__Work to be completed__.
Could you repeat the records below exactly, leaving out any pictures?
►
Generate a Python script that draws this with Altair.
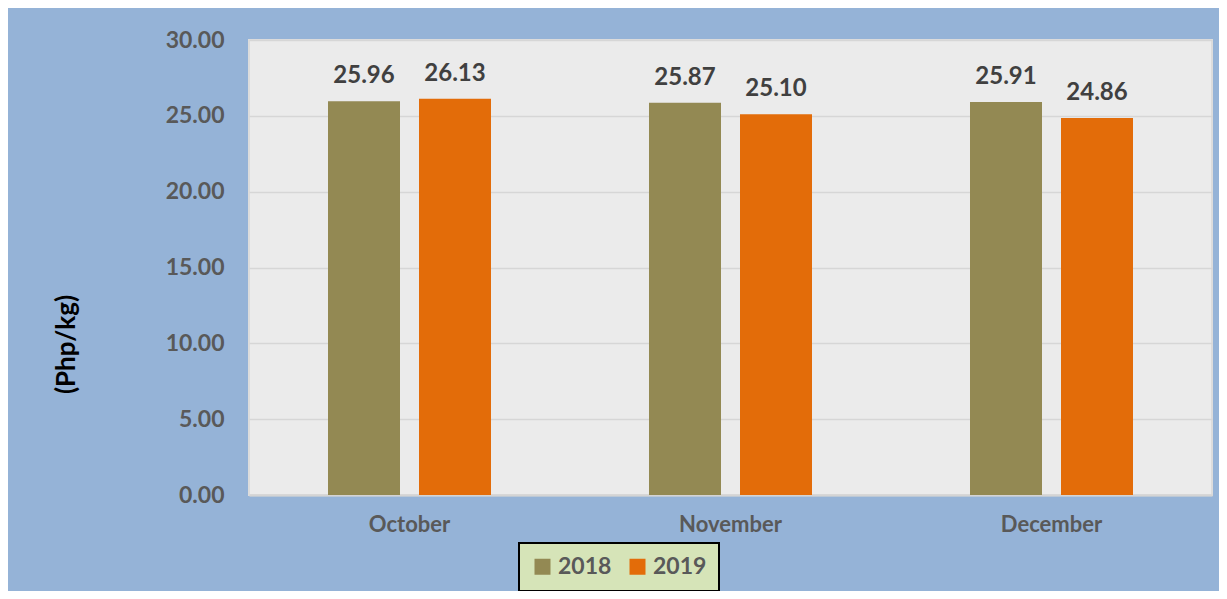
import altair as alt
import pandas as pd

months = ["October", "November", "December"]
years = ["2018", "2019"]
v2018 = [25.96, 25.87, 25.91]
v2019 = [26.13, 25.10, 24.86]
colors = ["#938953", "#E36C09"]

rows = []
for m, a, b in zip(months, v2018, v2019):
    rows.append({"month": m, "year": "2018", "price": a})
    rows.append({"month": m, "year": "2019", "price": b})
df = pd.DataFrame(rows)

FONT = "Lato"

x = alt.X(
    "month:N",
    sort=months,
    title=None,
    scale=alt.Scale(paddingInner=0.4922, paddingOuter=0.2461),
    axis=alt.Axis(
        labelAngle=0,
        labelFont=FONT,
        labelFontWeight="bold",
        labelFontSize=22,
        labelColor="#595959",
        labelPadding=19,
        ticks=False,
        domainColor="#d4d4d4",
        domainWidth=2,
    ),
)
xo = alt.XOffset(
    "year:N", sort=years, scale=alt.Scale(paddingInner=0.2088, paddingOuter=0)
)
y = alt.Y(
    "price:Q",
    scale=alt.Scale(domain=[0, 30]),
    axis=alt.Axis(
        values=[0, 5, 10, 15, 20, 25, 30],
        format=".2f",
        title="(Php/kg)",
        titleFont=FONT,
        titleFontWeight="bold",
        titleFontSize=26,
        titleColor="#000000",
        titleAngle=-90,
        titleX=-183,
        titleY=304,
        titleAlign="center",
        titleBaseline="middle",
        labelFont=FONT,
        labelFontWeight="bold",
        labelFontSize=23,
        labelColor="#595959",
        labelPadding=25,
        ticks=False,
        domain=False,
        gridColor="#d6d6d6",
        gridWidth=1.5,
    ),
)

bars = alt.Chart(df).mark_bar().encode(
    x=x,
    xOffset=xo,
    y=y,
    color=alt.Color(
        "year:N",
        scale=alt.Scale(domain=years, range=colors),
        legend=alt.Legend(
            title=None,
            orient="none",
            legendX=270,
            legendY=503,
            direction="horizontal",
            symbolType="square",
            symbolSize=256,
            symbolStrokeWidth=0,
            labelFont=FONT,
            labelFontWeight="bold",
            labelFontSize=23,
            labelColor="#595959",
            labelOffset=4,
            columnPadding=14,
            padding=12,
            fillColor="#d6e4b8",
            strokeColor="#000000",
        ),
    ),
)

labels = alt.Chart(df).mark_text(
    font=FONT,
    fontWeight="bold",
    fontSize=24,
    color="#404040",
    baseline="alphabetic",
    dy=-18,
).encode(
    x=alt.X("month:N", sort=months),
    xOffset=alt.XOffset("year:N", sort=years),
    y="price:Q",
    text=alt.Text("price:Q", format=".2f"),
)

chart = (
    alt.layer(bars, labels)
    .properties(
        width=963,
        height=455,
        background="#95B3D7",
        padding={"left": 241, "top": 32, "right": 7, "bottom": 96},
        autosize=alt.AutoSizeParams(type="none"),
    )
    .configure_view(fill="#ebebeb", stroke="#dcdcdc", strokeWidth=2)
    .configure_legend(strokeWidth=2)
)

chart.save("out.html", embed_options={"renderer": "svg", "actions": False})
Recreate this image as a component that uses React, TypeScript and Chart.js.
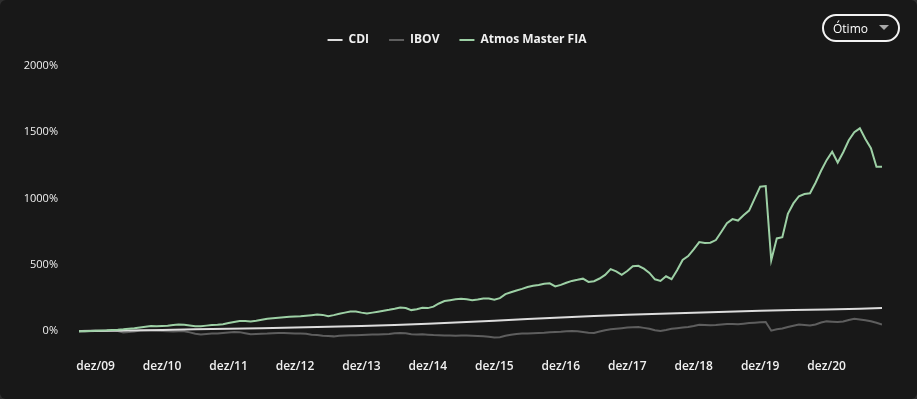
◄
__Problem solution__.
Generate a Python script that draws this with Altair.
import altair as alt
import pandas as pd

months = ["October", "November", "December"]
years = ["2018", "2019"]
v2018 = [25.96, 25.87, 25.91]
v2019 = [26.13, 25.10, 24.86]
colors = ["#938953", "#E36C09"]

rows = []
for m, a, b in zip(months, v2018, v2019):
    rows.append({"month": m, "year": "2018", "price": a})
    rows.append({"month": m, "year": "2019", "price": b})
df = pd.DataFrame(rows)

FONT = "Lato"

x = alt.X(
    "month:N",
    sort=months,
    title=None,
    scale=alt.Scale(paddingInner=0.4922, paddingOuter=0.2461),
    axis=alt.Axis(
        labelAngle=0,
        labelFont=FONT,
        labelFontWeight="bold",
        labelFontSize=22,
        labelColor="#595959",
        labelPadding=19,
        ticks=False,
        domainColor="#d4d4d4",
        domainWidth=2,
    ),
)
xo = alt.XOffset(
    "year:N", sort=years, scale=alt.Scale(paddingInner=0.2088, paddingOuter=0)
)
y = alt.Y(
    "price:Q",
    scale=alt.Scale(domain=[0, 30]),
    axis=alt.Axis(
        values=[0, 5, 10, 15, 20, 25, 30],
        format=".2f",
        title="(Php/kg)",
        titleFont=FONT,
        titleFontWeight="bold",
        titleFontSize=26,
        titleColor="#000000",
        titleAngle=-90,
        titleX=-183,
        titleY=304,
        titleAlign="center",
        titleBaseline="middle",
        labelFont=FONT,
        labelFontWeight="bold",
        labelFontSize=23,
        labelColor="#595959",
        labelPadding=25,
        ticks=False,
        domain=False,
        gridColor="#d6d6d6",
        gridWidth=1.5,
    ),
)

bars = alt.Chart(df).mark_bar().encode(
    x=x,
    xOffset=xo,
    y=y,
    color=alt.Color(
        "year:N",
        scale=alt.Scale(domain=years, range=colors),
        legend=alt.Legend(
            title=None,
            orient="none",
            legendX=270,
            legendY=503,
            direction="horizontal",
            symbolType="square",
            symbolSize=256,
            symbolStrokeWidth=0,
            labelFont=FONT,
            labelFontWeight="bold",
            labelFontSize=23,
            labelColor="#595959",
            labelOffset=4,
            columnPadding=14,
            padding=12,
            fillColor="#d6e4b8",
            strokeColor="#000000",
        ),
    ),
)

labels = alt.Chart(df).mark_text(
    font=FONT,
    fontWeight="bold",
    fontSize=24,
    color="#404040",
    baseline="alphabetic",
    dy=-18,
).encode(
    x=alt.X("month:N", sort=months),
    xOffset=alt.XOffset("year:N", sort=years),
    y="price:Q",
    text=alt.Text("price:Q", format=".2f"),
)

chart = (
    alt.layer(bars, labels)
    .properties(
        width=963,
        height=455,
        background="#95B3D7",
        padding={"left": 241, "top": 32, "right": 7, "bottom": 96},
        autosize=alt.AutoSizeParams(type="none"),
    )
    .configure_view(fill="#ebebeb", stroke="#dcdcdc", strokeWidth=2)
    .configure_legend(strokeWidth=2)
)

chart.save("out.html", embed_options={"renderer": "svg", "actions": False})
Recreate this image as a component that uses React, TypeScript and Chart.js.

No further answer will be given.